Task requirements — Quote the data exactly, first line to the line containing "const dashCurve = [14, 5];", with no pictures.

========

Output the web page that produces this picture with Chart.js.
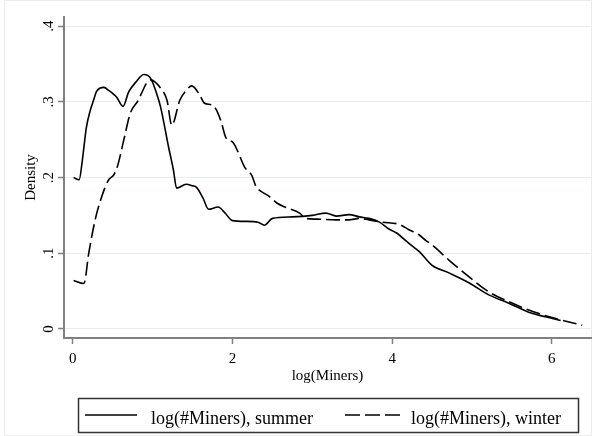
<!DOCTYPE html>
<html>
<head>
<meta charset="utf-8">
<script src="https://cdn.jsdelivr.net/npm/chart.js@4/dist/chart.umd.min.js"></script>
<style>
  body { margin: 0; background: #fff; }
  #wrap { width: 592px; height: 436px; }
</style>
</head>
<body>
<div id="wrap"><canvas id="grafica" width="592" height="436"></canvas></div>
<script>
// Datos (densidad kernel)
const summerX = [0.01, 0.08, 0.12, 0.17, 0.22, 0.26, 0.30, 0.39, 0.45, 0.51, 0.55, 0.63, 0.70, 0.79, 0.89, 0.975, 1.05, 1.10, 1.20, 1.26, 1.30, 1.42, 1.50, 1.55, 1.63, 1.70, 1.82, 1.90, 2.00, 2.17, 2.32, 2.40, 2.50, 2.75, 3.00, 3.17, 3.30, 3.46, 3.59, 3.71, 3.84, 3.96, 4.05, 4.21, 4.34, 4.50, 4.71, 4.96, 5.21, 5.46, 5.71, 5.92, 6.11];
const summerY = [0.200, 0.197, 0.223, 0.266, 0.289, 0.302, 0.314, 0.319, 0.315, 0.310, 0.306, 0.294, 0.313, 0.326, 0.336, 0.331, 0.311, 0.293, 0.240, 0.210, 0.186, 0.191, 0.189, 0.187, 0.173, 0.158, 0.161, 0.154, 0.143, 0.142, 0.141, 0.137, 0.146, 0.148, 0.150, 0.153, 0.149, 0.151, 0.148, 0.146, 0.141, 0.132, 0.127, 0.113, 0.102, 0.084, 0.074, 0.061, 0.045, 0.034, 0.022, 0.016, 0.011];

const winterX = [0.01, 0.14, 0.20, 0.28, 0.36, 0.45, 0.51, 0.56, 0.64, 0.72, 0.82, 0.86, 0.92, 0.975, 1.10, 1.18, 1.24, 1.34, 1.42, 1.49, 1.59, 1.65, 1.74, 1.80, 1.86, 1.92, 2.00, 2.06, 2.15, 2.24, 2.30, 2.34, 2.46, 2.56, 2.68, 2.84, 2.92, 3.05, 3.30, 3.46, 3.59, 3.71, 3.88, 4.09, 4.21, 4.34, 4.42, 4.50, 4.71, 4.96, 5.21, 5.46, 5.71, 6.00, 6.38];
const winterY = [0.064, 0.060, 0.100, 0.144, 0.174, 0.197, 0.203, 0.215, 0.250, 0.285, 0.302, 0.311, 0.324, 0.329, 0.318, 0.302, 0.269, 0.302, 0.315, 0.321, 0.309, 0.298, 0.296, 0.289, 0.273, 0.252, 0.247, 0.236, 0.214, 0.203, 0.187, 0.183, 0.175, 0.166, 0.160, 0.153, 0.146, 0.145, 0.144, 0.144, 0.146, 0.144, 0.141, 0.138, 0.131, 0.124, 0.117, 0.111, 0.091, 0.069, 0.049, 0.036, 0.025, 0.015, 0.005];

const seriesLabels = ['log(#Miners), summer', 'log(#Miners), winter'];
const xTickLabels = ['0', '2', '4', '6'];
const yTickLabels = ['0', '.1', '.2', '.3', '.4'];

const serif = "'Liberation Serif', 'Times New Roman', serif";
const dashCurve = [14, 5];

function puntos(xs, ys) {
    return xs.map((x, i) => ({ x: x, y: ys[i] }));
}

// Etiquetas Y giradas, leyenda con recuadro y marco exterior
const estiloStata = {
    id: 'estiloStata',
    beforeDraw(chart) {
        const ctx = chart.ctx;
        ctx.save();
        ctx.fillStyle = '#ffffff';
        ctx.fillRect(0, 0, chart.width, chart.height);
        ctx.strokeStyle = '#ececec';
        ctx.lineWidth = 1;
        ctx.strokeRect(4.5, 0.5, chart.width - 5, chart.height - 1);
        ctx.restore();
    },
    afterDraw(chart) {
        const ctx = chart.ctx;
        const y = chart.scales.y;
        ctx.save();
        ctx.fillStyle = '#000';
        ctx.font = '15px ' + serif;
        ctx.textAlign = 'center';
        ctx.textBaseline = 'middle';
        y.ticks.forEach(t => {
            const py = y.getPixelForValue(t.value);
            ctx.save();
            ctx.translate(49, py);
            ctx.rotate(-Math.PI / 2);
            ctx.fillText(t.label, 0, 0);
            ctx.restore();
        });

        // Leyenda
        ctx.strokeStyle = '#333';
        ctx.lineWidth = 1.5;
        ctx.strokeRect(78.5, 398.5, 500, 34);
        const ds = chart.data.datasets;
        const items = [
            { x0: 85, x1: 137, tx: 151, dash: [] },
            { x0: 345, x1: 400, tx: 411, dash: [15, 5] }
        ];
        ctx.lineWidth = 1.6;
        ctx.strokeStyle = '#000';
        ctx.font = '18px ' + serif;
        ctx.textAlign = 'left';
        ctx.textBaseline = 'alphabetic';
        items.forEach((it, i) => {
            ctx.setLineDash(it.dash);
            ctx.beginPath();
            ctx.moveTo(it.x0, 415);
            ctx.lineTo(it.x1, 415);
            ctx.stroke();
            ctx.fillText(ds[i].label, it.tx, 424);
        });
        ctx.restore();
    }
};

new Chart(document.getElementById('grafica').getContext('2d'), {
    type: 'line',
    data: {
        datasets: [{
            label: seriesLabels[0],
            data: puntos(summerX, summerY),
            borderColor: '#000',
            borderWidth: 1.6,
            pointRadius: 0,
            cubicInterpolationMode: 'monotone',
            fill: false
        }, {
            label: seriesLabels[1],
            data: puntos(winterX, winterY),
            borderColor: '#000',
            borderWidth: 1.6,
            borderDash: dashCurve,
            pointRadius: 0,
            cubicInterpolationMode: 'monotone',
            fill: false
        }]
    },
    options: {
        responsive: false,
        animation: false,
        layout: { padding: { left: 0, top: 17, right: 1, bottom: 0 } },
        plugins: {
            legend: { display: false },
            tooltip: { enabled: false }
        },
        scales: {
            x: {
                type: 'linear',
                min: -0.11,
                max: 6.49,
                afterFit: s => { s.height = 98; },
                ticks: {
                    stepSize: 2,
                    includeBounds: false,
                    maxRotation: 0,
                    padding: 6,
                    color: '#000',
                    font: { family: serif, size: 15 },
                    callback: (v, i) => xTickLabels[i]
                },
                grid: { drawOnChartArea: false, drawTicks: true, tickLength: 6, tickColor: '#808080', tickWidth: 1.5 },
                border: { color: '#808080', width: 2 },
                title: {
                    display: true,
                    text: 'log(Miners)',
                    color: '#000',
                    font: { family: serif, size: 15 },
                    padding: { top: 0, bottom: 51 }
                }
            },
            y: {
                min: -0.012,
                max: 0.412,
                afterFit: s => { s.width = 64; },
                ticks: {
                    stepSize: 0.1,
                    includeBounds: false,
                    display: false,
                    callback: (v, i) => yTickLabels[i]
                },
                grid: { color: '#e6eef0', lineWidth: 1, drawTicks: true, tickLength: 6, tickColor: '#808080', tickWidth: 1.5 },
                border: { color: '#808080', width: 2 },
                title: {
                    display: true,
                    text: 'Density',
                    color: '#000',
                    font: { family: serif, size: 15 },
                    padding: { top: 22, bottom: 0 }
                }
            }
        }
    },
    plugins: [estiloStata]
});
</script>
</body>
</html>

========

Solution to this exercise —
Output the web page that produces this picture with Chart.js.
<!DOCTYPE html>
<html>
<head>
<meta charset="utf-8">
<script src="https://cdn.jsdelivr.net/npm/chart.js@4/dist/chart.umd.min.js"></script>
<style>
  body { margin: 0; background: #fff; }
  #wrap { width: 592px; height: 436px; }
</style>
</head>
<body>
<div id="wrap"><canvas id="grafica" width="592" height="436"></canvas></div>
<script>
// Datos (densidad kernel)
const summerX = [0.01, 0.08, 0.12, 0.17, 0.22, 0.26, 0.30, 0.39, 0.45, 0.51, 0.55, 0.63, 0.70, 0.79, 0.89, 0.975, 1.05, 1.10, 1.20, 1.26, 1.30, 1.42, 1.50, 1.55, 1.63, 1.70, 1.82, 1.90, 2.00, 2.17, 2.32, 2.40, 2.50, 2.75, 3.00, 3.17, 3.30, 3.46, 3.59, 3.71, 3.84, 3.96, 4.05, 4.21, 4.34, 4.50, 4.71, 4.96, 5.21, 5.46, 5.71, 5.92, 6.11];
const summerY = [0.200, 0.197, 0.223, 0.266, 0.289, 0.302, 0.314, 0.319, 0.315, 0.310, 0.306, 0.294, 0.313, 0.326, 0.336, 0.331, 0.311, 0.293, 0.240, 0.210, 0.186, 0.191, 0.189, 0.187, 0.173, 0.158, 0.161, 0.154, 0.143, 0.142, 0.141, 0.137, 0.146, 0.148, 0.150, 0.153, 0.149, 0.151, 0.148, 0.146, 0.141, 0.132, 0.127, 0.113, 0.102, 0.084, 0.074, 0.061, 0.045, 0.034, 0.022, 0.016, 0.011];

const winterX = [0.01, 0.14, 0.20, 0.28, 0.36, 0.45, 0.51, 0.56, 0.64, 0.72, 0.82, 0.86, 0.92, 0.975, 1.10, 1.18, 1.24, 1.34, 1.42, 1.49, 1.59, 1.65, 1.74, 1.80, 1.86, 1.92, 2.00, 2.06, 2.15, 2.24, 2.30, 2.34, 2.46, 2.56, 2.68, 2.84, 2.92, 3.05, 3.30, 3.46, 3.59, 3.71, 3.88, 4.09, 4.21, 4.34, 4.42, 4.50, 4.71, 4.96, 5.21, 5.46, 5.71, 6.00, 6.38];
const winterY = [0.064, 0.060, 0.100, 0.144, 0.174, 0.197, 0.203, 0.215, 0.250, 0.285, 0.302, 0.311, 0.324, 0.329, 0.318, 0.302, 0.269, 0.302, 0.315, 0.321, 0.309, 0.298, 0.296, 0.289, 0.273, 0.252, 0.247, 0.236, 0.214, 0.203, 0.187, 0.183, 0.175, 0.166, 0.160, 0.153, 0.146, 0.145, 0.144, 0.144, 0.146, 0.144, 0.141, 0.138, 0.131, 0.124, 0.117, 0.111, 0.091, 0.069, 0.049, 0.036, 0.025, 0.015, 0.005];

const seriesLabels = ['log(#Miners), summer', 'log(#Miners), winter'];
const xTickLabels = ['0', '2', '4', '6'];
const yTickLabels = ['0', '.1', '.2', '.3', '.4'];

const serif = "'Liberation Serif', 'Times New Roman', serif";
const dashCurve = [14, 5];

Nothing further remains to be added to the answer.